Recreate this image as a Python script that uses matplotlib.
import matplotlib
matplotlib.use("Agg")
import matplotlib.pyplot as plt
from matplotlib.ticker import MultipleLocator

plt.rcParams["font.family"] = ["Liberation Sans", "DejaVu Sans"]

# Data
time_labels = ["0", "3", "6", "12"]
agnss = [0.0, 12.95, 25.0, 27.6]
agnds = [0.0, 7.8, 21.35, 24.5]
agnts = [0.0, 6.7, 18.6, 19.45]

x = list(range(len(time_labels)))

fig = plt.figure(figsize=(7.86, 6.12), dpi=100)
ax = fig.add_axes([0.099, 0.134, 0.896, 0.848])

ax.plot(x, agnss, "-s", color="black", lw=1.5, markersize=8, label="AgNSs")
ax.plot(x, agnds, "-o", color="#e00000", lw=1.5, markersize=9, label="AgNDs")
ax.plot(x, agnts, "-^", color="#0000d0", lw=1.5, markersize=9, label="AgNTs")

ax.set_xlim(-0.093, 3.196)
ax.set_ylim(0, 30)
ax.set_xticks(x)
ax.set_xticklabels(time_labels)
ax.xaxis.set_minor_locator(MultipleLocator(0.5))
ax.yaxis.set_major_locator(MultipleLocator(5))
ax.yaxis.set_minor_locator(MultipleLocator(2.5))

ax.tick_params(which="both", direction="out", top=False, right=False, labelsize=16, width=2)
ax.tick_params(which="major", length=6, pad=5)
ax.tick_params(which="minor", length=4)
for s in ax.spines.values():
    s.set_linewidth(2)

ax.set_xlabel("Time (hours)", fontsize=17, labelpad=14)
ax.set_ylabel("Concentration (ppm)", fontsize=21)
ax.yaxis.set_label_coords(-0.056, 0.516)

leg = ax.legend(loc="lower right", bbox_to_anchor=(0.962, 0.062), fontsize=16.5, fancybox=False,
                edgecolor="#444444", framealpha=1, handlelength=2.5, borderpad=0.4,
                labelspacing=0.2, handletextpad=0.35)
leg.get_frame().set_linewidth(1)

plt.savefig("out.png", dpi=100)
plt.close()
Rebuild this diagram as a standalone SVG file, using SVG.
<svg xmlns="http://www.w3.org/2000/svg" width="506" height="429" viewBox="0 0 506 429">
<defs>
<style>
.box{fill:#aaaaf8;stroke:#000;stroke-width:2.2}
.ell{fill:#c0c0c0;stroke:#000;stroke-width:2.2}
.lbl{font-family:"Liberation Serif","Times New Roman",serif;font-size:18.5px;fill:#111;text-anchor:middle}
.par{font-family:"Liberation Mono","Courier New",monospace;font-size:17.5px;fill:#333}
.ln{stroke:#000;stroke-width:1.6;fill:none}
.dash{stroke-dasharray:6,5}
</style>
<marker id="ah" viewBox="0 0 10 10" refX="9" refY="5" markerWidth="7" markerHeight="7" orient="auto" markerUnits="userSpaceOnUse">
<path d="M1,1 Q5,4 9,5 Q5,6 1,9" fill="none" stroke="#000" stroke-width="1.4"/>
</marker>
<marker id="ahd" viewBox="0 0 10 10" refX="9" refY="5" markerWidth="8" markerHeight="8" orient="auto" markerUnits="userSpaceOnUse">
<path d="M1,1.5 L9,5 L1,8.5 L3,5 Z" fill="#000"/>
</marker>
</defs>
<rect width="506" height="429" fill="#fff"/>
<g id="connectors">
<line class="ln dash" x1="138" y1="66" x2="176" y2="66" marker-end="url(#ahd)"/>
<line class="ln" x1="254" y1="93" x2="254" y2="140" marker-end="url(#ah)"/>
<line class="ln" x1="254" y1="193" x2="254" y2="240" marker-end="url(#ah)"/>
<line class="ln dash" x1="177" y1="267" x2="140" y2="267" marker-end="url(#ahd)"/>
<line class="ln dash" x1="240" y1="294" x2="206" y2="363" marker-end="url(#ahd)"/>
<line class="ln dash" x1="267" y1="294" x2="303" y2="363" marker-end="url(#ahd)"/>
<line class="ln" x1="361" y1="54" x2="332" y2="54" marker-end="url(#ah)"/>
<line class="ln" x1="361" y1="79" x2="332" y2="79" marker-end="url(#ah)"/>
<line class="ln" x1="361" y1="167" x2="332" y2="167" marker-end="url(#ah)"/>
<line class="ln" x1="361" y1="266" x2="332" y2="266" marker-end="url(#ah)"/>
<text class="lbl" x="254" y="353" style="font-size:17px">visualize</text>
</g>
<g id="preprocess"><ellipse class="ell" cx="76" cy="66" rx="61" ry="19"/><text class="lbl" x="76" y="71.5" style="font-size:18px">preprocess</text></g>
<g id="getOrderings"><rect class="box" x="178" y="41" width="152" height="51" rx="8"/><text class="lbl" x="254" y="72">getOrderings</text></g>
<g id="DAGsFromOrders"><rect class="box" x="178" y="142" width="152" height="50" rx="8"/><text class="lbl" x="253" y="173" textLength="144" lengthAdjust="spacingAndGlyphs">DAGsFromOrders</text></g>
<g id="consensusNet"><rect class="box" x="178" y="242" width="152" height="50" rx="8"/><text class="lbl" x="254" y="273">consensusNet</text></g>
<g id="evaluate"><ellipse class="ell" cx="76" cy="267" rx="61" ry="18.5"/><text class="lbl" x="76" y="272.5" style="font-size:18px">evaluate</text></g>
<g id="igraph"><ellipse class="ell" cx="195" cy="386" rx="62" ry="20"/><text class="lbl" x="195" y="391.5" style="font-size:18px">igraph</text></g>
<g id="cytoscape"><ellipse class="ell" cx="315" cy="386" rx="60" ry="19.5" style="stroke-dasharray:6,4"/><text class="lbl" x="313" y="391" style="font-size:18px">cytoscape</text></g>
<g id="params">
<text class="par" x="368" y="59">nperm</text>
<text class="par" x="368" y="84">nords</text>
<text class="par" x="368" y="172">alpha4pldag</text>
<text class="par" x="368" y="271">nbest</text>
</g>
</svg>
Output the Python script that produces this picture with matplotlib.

* _Given exercise_
Output all preceding records character for character.

* _Correct output_
Recreate this image as a Python script that uses matplotlib.
import matplotlib
matplotlib.use("Agg")
import matplotlib.pyplot as plt
from matplotlib.ticker import MultipleLocator

plt.rcParams["font.family"] = ["Liberation Sans", "DejaVu Sans"]

# Data
time_labels = ["0", "3", "6", "12"]
agnss = [0.0, 12.95, 25.0, 27.6]
agnds = [0.0, 7.8, 21.35, 24.5]
agnts = [0.0, 6.7, 18.6, 19.45]

x = list(range(len(time_labels)))

fig = plt.figure(figsize=(7.86, 6.12), dpi=100)
ax = fig.add_axes([0.099, 0.134, 0.896, 0.848])

ax.plot(x, agnss, "-s", color="black", lw=1.5, markersize=8, label="AgNSs")
ax.plot(x, agnds, "-o", color="#e00000", lw=1.5, markersize=9, label="AgNDs")
ax.plot(x, agnts, "-^", color="#0000d0", lw=1.5, markersize=9, label="AgNTs")

ax.set_xlim(-0.093, 3.196)
ax.set_ylim(0, 30)
ax.set_xticks(x)
ax.set_xticklabels(time_labels)
ax.xaxis.set_minor_locator(MultipleLocator(0.5))
ax.yaxis.set_major_locator(MultipleLocator(5))
ax.yaxis.set_minor_locator(MultipleLocator(2.5))

ax.tick_params(which="both", direction="out", top=False, right=False, labelsize=16, width=2)
ax.tick_params(which="major", length=6, pad=5)
ax.tick_params(which="minor", length=4)
for s in ax.spines.values():
    s.set_linewidth(2)

ax.set_xlabel("Time (hours)", fontsize=17, labelpad=14)
ax.set_ylabel("Concentration (ppm)", fontsize=21)
ax.yaxis.set_label_coords(-0.056, 0.516)

leg = ax.legend(loc="lower right", bbox_to_anchor=(0.962, 0.062), fontsize=16.5, fancybox=False,
                edgecolor="#444444", framealpha=1, handlelength=2.5, borderpad=0.4,
                labelspacing=0.2, handletextpad=0.35)
leg.get_frame().set_linewidth(1)

plt.savefig("out.png", dpi=100)
plt.close()
Rebuild this diagram as a standalone SVG file, using SVG.
<svg xmlns="http://www.w3.org/2000/svg" width="506" height="429" viewBox="0 0 506 429">
<defs>
<style>
.box{fill:#aaaaf8;stroke:#000;stroke-width:2.2}
.ell{fill:#c0c0c0;stroke:#000;stroke-width:2.2}
.lbl{font-family:"Liberation Serif","Times New Roman",serif;font-size:18.5px;fill:#111;text-anchor:middle}
.par{font-family:"Liberation Mono","Courier New",monospace;font-size:17.5px;fill:#333}
.ln{stroke:#000;stroke-width:1.6;fill:none}
.dash{stroke-dasharray:6,5}
</style>
<marker id="ah" viewBox="0 0 10 10" refX="9" refY="5" markerWidth="7" markerHeight="7" orient="auto" markerUnits="userSpaceOnUse">
<path d="M1,1 Q5,4 9,5 Q5,6 1,9" fill="none" stroke="#000" stroke-width="1.4"/>
</marker>
<marker id="ahd" viewBox="0 0 10 10" refX="9" refY="5" markerWidth="8" markerHeight="8" orient="auto" markerUnits="userSpaceOnUse">
<path d="M1,1.5 L9,5 L1,8.5 L3,5 Z" fill="#000"/>
</marker>
</defs>
<rect width="506" height="429" fill="#fff"/>
<g id="connectors">
<line class="ln dash" x1="138" y1="66" x2="176" y2="66" marker-end="url(#ahd)"/>
<line class="ln" x1="254" y1="93" x2="254" y2="140" marker-end="url(#ah)"/>
<line class="ln" x1="254" y1="193" x2="254" y2="240" marker-end="url(#ah)"/>
<line class="ln dash" x1="177" y1="267" x2="140" y2="267" marker-end="url(#ahd)"/>
<line class="ln dash" x1="240" y1="294" x2="206" y2="363" marker-end="url(#ahd)"/>
<line class="ln dash" x1="267" y1="294" x2="303" y2="363" marker-end="url(#ahd)"/>
<line class="ln" x1="361" y1="54" x2="332" y2="54" marker-end="url(#ah)"/>
<line class="ln" x1="361" y1="79" x2="332" y2="79" marker-end="url(#ah)"/>
<line class="ln" x1="361" y1="167" x2="332" y2="167" marker-end="url(#ah)"/>
<line class="ln" x1="361" y1="266" x2="332" y2="266" marker-end="url(#ah)"/>
<text class="lbl" x="254" y="353" style="font-size:17px">visualize</text>
</g>
<g id="preprocess"><ellipse class="ell" cx="76" cy="66" rx="61" ry="19"/><text class="lbl" x="76" y="71.5" style="font-size:18px">preprocess</text></g>
<g id="getOrderings"><rect class="box" x="178" y="41" width="152" height="51" rx="8"/><text class="lbl" x="254" y="72">getOrderings</text></g>
<g id="DAGsFromOrders"><rect class="box" x="178" y="142" width="152" height="50" rx="8"/><text class="lbl" x="253" y="173" textLength="144" lengthAdjust="spacingAndGlyphs">DAGsFromOrders</text></g>
<g id="consensusNet"><rect class="box" x="178" y="242" width="152" height="50" rx="8"/><text class="lbl" x="254" y="273">consensusNet</text></g>
<g id="evaluate"><ellipse class="ell" cx="76" cy="267" rx="61" ry="18.5"/><text class="lbl" x="76" y="272.5" style="font-size:18px">evaluate</text></g>
<g id="igraph"><ellipse class="ell" cx="195" cy="386" rx="62" ry="20"/><text class="lbl" x="195" y="391.5" style="font-size:18px">igraph</text></g>
<g id="cytoscape"><ellipse class="ell" cx="315" cy="386" rx="60" ry="19.5" style="stroke-dasharray:6,4"/><text class="lbl" x="313" y="391" style="font-size:18px">cytoscape</text></g>
<g id="params">
<text class="par" x="368" y="59">nperm</text>
<text class="par" x="368" y="84">nords</text>
<text class="par" x="368" y="172">alpha4pldag</text>
<text class="par" x="368" y="271">nbest</text>
</g>
</svg>
Output the Python script that produces this picture with matplotlib.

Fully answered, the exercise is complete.